▶ **INFORMATION PROVIDED**:
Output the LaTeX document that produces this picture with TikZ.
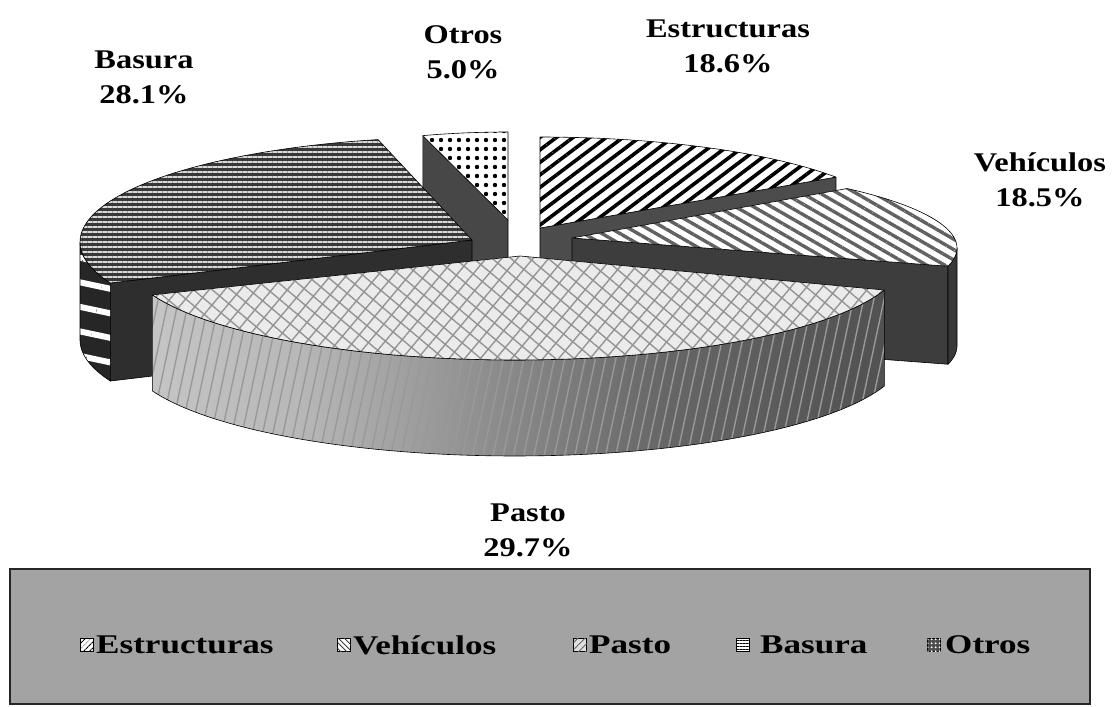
\documentclass[tikz,border=0pt]{standalone}
\usepackage{fontspec}
\setmainfont{Liberation Serif}
\newfontfamily\labfont[FakeStretch=1.2]{Liberation Serif}
\newfontfamily\legfont[FakeStretch=1.3]{Liberation Serif}
\usetikzlibrary{patterns.meta}
\pgfdeclarehorizontalshading{pastoside}{100bp}{color(0bp)=(black!10); color(35bp)=(black!28); color(60bp)=(black!60); color(100bp)=(black!82)}
\tikzset{
  outl/.style={postaction={draw=black,line width=0.6pt,line join=round}},
  darkface/.style={fill=black!#1,outl},
  esttop/.style={fill=white,postaction={pattern color=black,pattern={Lines[angle=37,distance=10pt,line width=3.6pt]}},outl},
  vehtop/.style={fill=white,postaction={pattern color=black!62,pattern={Lines[angle=-30,distance=9pt,line width=3.4pt]}},outl},
  pastop/.style={fill=black!8,postaction={pattern color=black!42,pattern={Hatch[angle=50,distance=12pt,line width=1.4pt]}},outl},
  basup/.style={fill=black!78,postaction={pattern color=white!85!black,pattern={Lines[angle=0,distance=5pt,line width=1.3pt]}},outl},
  basside/.style={fill=black!85,postaction={pattern color=white,pattern={Lines[angle=-12,distance=24pt,line width=6pt]}},outl},
  otrtop/.style={fill=white,postaction={pattern color=black,pattern={Dots[radius=2.2pt,distance=9pt]}},outl},
  lab/.style={font={\labfont\bfseries\fontsize{27pt}{35pt}\selectfont},align=center,inner sep=0pt},
  legtxt/.style={font={\legfont\bfseries\fontsize{27pt}{32pt}\selectfont},anchor=west,inner sep=0pt},
  icon/.style={draw=black,line width=0.6pt,minimum size=13pt,inner sep=0pt},
}
\begin{document}
\begin{tikzpicture}[x=1pt,y=-1pt]
\useasboundingbox (0,0) rectangle (1112,707);
% ---------- Otros ----------
\path[darkface=72] (508,220) -- ({508+300*cos(106.5)},{220-88*sin(106.5)}) -- ({508+300*cos(106.5)},{318-88*sin(106.5)}) -- (508,318) -- cycle;
\path[otrtop] (508,220) -- plot[domain=90:106.5,samples=20] ({508+300*cos(\x)},{220-88*sin(\x)}) -- cycle;
% ---------- Estructuras ----------
\path[darkface=70] (540,228) -- ({540+357*cos(34)},{228-91*sin(34)}) -- ({540+357*cos(34)},{326-91*sin(34)}) -- (540,326) -- cycle;
\path[esttop] (540,228) -- plot[domain=90:34,samples=40] ({540+357*cos(\x)},{228-91*sin(\x)}) -- cycle;
% ---------- Basura ----------
\path[darkface=82] (472,240) -- ({462+382*cos(203)},{242-105*sin(203)}) -- ({462+382*cos(203)},{340-105*sin(203)}) -- (472,338) -- cycle;
\path[basside] plot[domain=180:203,samples=15] ({462+382*cos(\x)},{242-105*sin(\x)}) -- plot[domain=203:180,samples=15] ({462+382*cos(\x)},{340-105*sin(\x)}) -- cycle;
\path[basup] (472,240) -- plot[domain=102.7:203,samples=60] ({462+382*cos(\x)},{242-105*sin(\x)}) -- cycle;
% ---------- Vehiculos ----------
\path[darkface=76] (572,238) -- ({572+385*cos(-12.4)},{248-85*sin(-12.4)}) -- ({572+385*cos(-12.4)},{346-85*sin(-12.4)}) -- (572,336) -- cycle;
\path[darkface=78] plot[domain=0:-12.4,samples=15] ({572+385*cos(\x)},{248-85*sin(\x)}) -- plot[domain=-12.4:0,samples=15] ({572+385*cos(\x)},{346-85*sin(\x)}) -- cycle;
\path[vehtop] (572,238) -- plot[domain=44.4:-12.4,samples=50] ({572+385*cos(\x)},{248-85*sin(\x)}) -- cycle;
% ---------- Pasto ----------
\shade[shading=pastoside,postaction={pattern color=black!40,pattern={Lines[angle=78,distance=10pt,line width=1.4pt]}},outl] plot[domain=201.2:341.7,samples=80] ({515+389*cos(\x)},{258-102*sin(\x)}) -- plot[domain=341.7:201.2,samples=80] ({515+389*cos(\x)},{354-102*sin(\x)}) -- cycle;
\path[pastop] (520,256) -- plot[domain=201.2:341.7,samples=80] ({515+389*cos(\x)},{258-102*sin(\x)}) -- cycle;
% ---------- labels ----------
\node[lab] (lbas) at (144,77) {Basura\\28.1\%};
\node[lab] (lotr) at (463,52) {Otros\\5.0\%};
\node[lab] (lest) at (728,46) {Estructuras\\18.6\%};
\node[lab] (lveh) at (1040,180) {Vehículos\\18.5\%};
\node[lab] (lpas) at (528,530) {Pasto\\29.7\%};
% ---------- legend ----------
\path[fill=black!36,draw=black!85,line width=1.5pt] (10,569) rectangle (1090,704);
\node[icon,fill=white,postaction={pattern color=black,pattern={Lines[angle=45,distance=4pt,line width=1.2pt]}}] (ie) at (87,645) {};
\node[legtxt] (te) at (96,645) {Estructuras};
\node[icon,fill=white,postaction={pattern color=black!75,pattern={Lines[angle=-45,distance=4pt,line width=1.2pt]}}] (iv) at (344,645) {};
\node[legtxt] (tv) at (353,645) {Vehículos};
\node[icon,fill=black!12,postaction={pattern color=black!60,pattern={Lines[angle=45,distance=5pt,line width=0.9pt]}}] (ip) at (580,645) {};
\node[legtxt] (tp) at (589,645) {Pasto};
\node[icon,fill=white,postaction={pattern color=black,pattern={Lines[angle=0,distance=3pt,line width=1pt]}}] (ib) at (743,645) {};
\node[legtxt] (tb) at (760,645) {Basura};
\node[icon,fill=black!70,postaction={pattern color=white,pattern={Dots[radius=1.2pt,distance=4pt]}}] (io) at (934,645) {};
\node[legtxt] (to) at (945,645) {Otros};
\end{tikzpicture}
\end{document}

▶ **SET EXERCISE**:
In this exercise, set down all of the data exactly, without the pictures.

▶ **RESULT OF THIS EXERCISE**:
Output the LaTeX document that produces this picture with TikZ.
\documentclass[tikz,border=0pt]{standalone}
\usepackage{fontspec}
\setmainfont{Liberation Serif}
\newfontfamily\labfont[FakeStretch=1.2]{Liberation Serif}
\newfontfamily\legfont[FakeStretch=1.3]{Liberation Serif}
\usetikzlibrary{patterns.meta}
\pgfdeclarehorizontalshading{pastoside}{100bp}{color(0bp)=(black!10); color(35bp)=(black!28); color(60bp)=(black!60); color(100bp)=(black!82)}
\tikzset{
  outl/.style={postaction={draw=black,line width=0.6pt,line join=round}},
  darkface/.style={fill=black!#1,outl},
  esttop/.style={fill=white,postaction={pattern color=black,pattern={Lines[angle=37,distance=10pt,line width=3.6pt]}},outl},
  vehtop/.style={fill=white,postaction={pattern color=black!62,pattern={Lines[angle=-30,distance=9pt,line width=3.4pt]}},outl},
  pastop/.style={fill=black!8,postaction={pattern color=black!42,pattern={Hatch[angle=50,distance=12pt,line width=1.4pt]}},outl},
  basup/.style={fill=black!78,postaction={pattern color=white!85!black,pattern={Lines[angle=0,distance=5pt,line width=1.3pt]}},outl},
  basside/.style={fill=black!85,postaction={pattern color=white,pattern={Lines[angle=-12,distance=24pt,line width=6pt]}},outl},
  otrtop/.style={fill=white,postaction={pattern color=black,pattern={Dots[radius=2.2pt,distance=9pt]}},outl},
  lab/.style={font={\labfont\bfseries\fontsize{27pt}{35pt}\selectfont},align=center,inner sep=0pt},
  legtxt/.style={font={\legfont\bfseries\fontsize{27pt}{32pt}\selectfont},anchor=west,inner sep=0pt},
  icon/.style={draw=black,line width=0.6pt,minimum size=13pt,inner sep=0pt},
}
\begin{document}
\begin{tikzpicture}[x=1pt,y=-1pt]
\useasboundingbox (0,0) rectangle (1112,707);
% ---------- Otros ----------
\path[darkface=72] (508,220) -- ({508+300*cos(106.5)},{220-88*sin(106.5)}) -- ({508+300*cos(106.5)},{318-88*sin(106.5)}) -- (508,318) -- cycle;
\path[otrtop] (508,220) -- plot[domain=90:106.5,samples=20] ({508+300*cos(\x)},{220-88*sin(\x)}) -- cycle;
% ---------- Estructuras ----------
\path[darkface=70] (540,228) -- ({540+357*cos(34)},{228-91*sin(34)}) -- ({540+357*cos(34)},{326-91*sin(34)}) -- (540,326) -- cycle;
\path[esttop] (540,228) -- plot[domain=90:34,samples=40] ({540+357*cos(\x)},{228-91*sin(\x)}) -- cycle;
% ---------- Basura ----------
\path[darkface=82] (472,240) -- ({462+382*cos(203)},{242-105*sin(203)}) -- ({462+382*cos(203)},{340-105*sin(203)}) -- (472,338) -- cycle;
\path[basside] plot[domain=180:203,samples=15] ({462+382*cos(\x)},{242-105*sin(\x)}) -- plot[domain=203:180,samples=15] ({462+382*cos(\x)},{340-105*sin(\x)}) -- cycle;
\path[basup] (472,240) -- plot[domain=102.7:203,samples=60] ({462+382*cos(\x)},{242-105*sin(\x)}) -- cycle;
% ---------- Vehiculos ----------
\path[darkface=76] (572,238) -- ({572+385*cos(-12.4)},{248-85*sin(-12.4)}) -- ({572+385*cos(-12.4)},{346-85*sin(-12.4)}) -- (572,336) -- cycle;
\path[darkface=78] plot[domain=0:-12.4,samples=15] ({572+385*cos(\x)},{248-85*sin(\x)}) -- plot[domain=-12.4:0,samples=15] ({572+385*cos(\x)},{346-85*sin(\x)}) -- cycle;
\path[vehtop] (572,238) -- plot[domain=44.4:-12.4,samples=50] ({572+385*cos(\x)},{248-85*sin(\x)}) -- cycle;
% ---------- Pasto ----------
\shade[shading=pastoside,postaction={pattern color=black!40,pattern={Lines[angle=78,distance=10pt,line width=1.4pt]}},outl] plot[domain=201.2:341.7,samples=80] ({515+389*cos(\x)},{258-102*sin(\x)}) -- plot[domain=341.7:201.2,samples=80] ({515+389*cos(\x)},{354-102*sin(\x)}) -- cycle;
\path[pastop] (520,256) -- plot[domain=201.2:341.7,samples=80] ({515+389*cos(\x)},{258-102*sin(\x)}) -- cycle;
% ---------- labels ----------
\node[lab] (lbas) at (144,77) {Basura\\28.1\%};
\node[lab] (lotr) at (463,52) {Otros\\5.0\%};
\node[lab] (lest) at (728,46) {Estructuras\\18.6\%};
\node[lab] (lveh) at (1040,180) {Vehículos\\18.5\%};
\node[lab] (lpas) at (528,530) {Pasto\\29.7\%};
% ---------- legend ----------
\path[fill=black!36,draw=black!85,line width=1.5pt] (10,569) rectangle (1090,704);
\node[icon,fill=white,postaction={pattern color=black,pattern={Lines[angle=45,distance=4pt,line width=1.2pt]}}] (ie) at (87,645) {};
\node[legtxt] (te) at (96,645) {Estructuras};
\node[icon,fill=white,postaction={pattern color=black!75,pattern={Lines[angle=-45,distance=4pt,line width=1.2pt]}}] (iv) at (344,645) {};
\node[legtxt] (tv) at (353,645) {Vehículos};
\node[icon,fill=black!12,postaction={pattern color=black!60,pattern={Lines[angle=45,distance=5pt,line width=0.9pt]}}] (ip) at (580,645) {};
\node[legtxt] (tp) at (589,645) {Pasto};
\node[icon,fill=white,postaction={pattern color=black,pattern={Lines[angle=0,distance=3pt,line width=1pt]}}] (ib) at (743,645) {};
\node[legtxt] (tb) at (760,645) {Basura};
\node[icon,fill=black!70,postaction={pattern color=white,pattern={Dots[radius=1.2pt,distance=4pt]}}] (io) at (934,645) {};
\node[legtxt] (to) at (945,645) {Otros};
\end{tikzpicture}
\end{document}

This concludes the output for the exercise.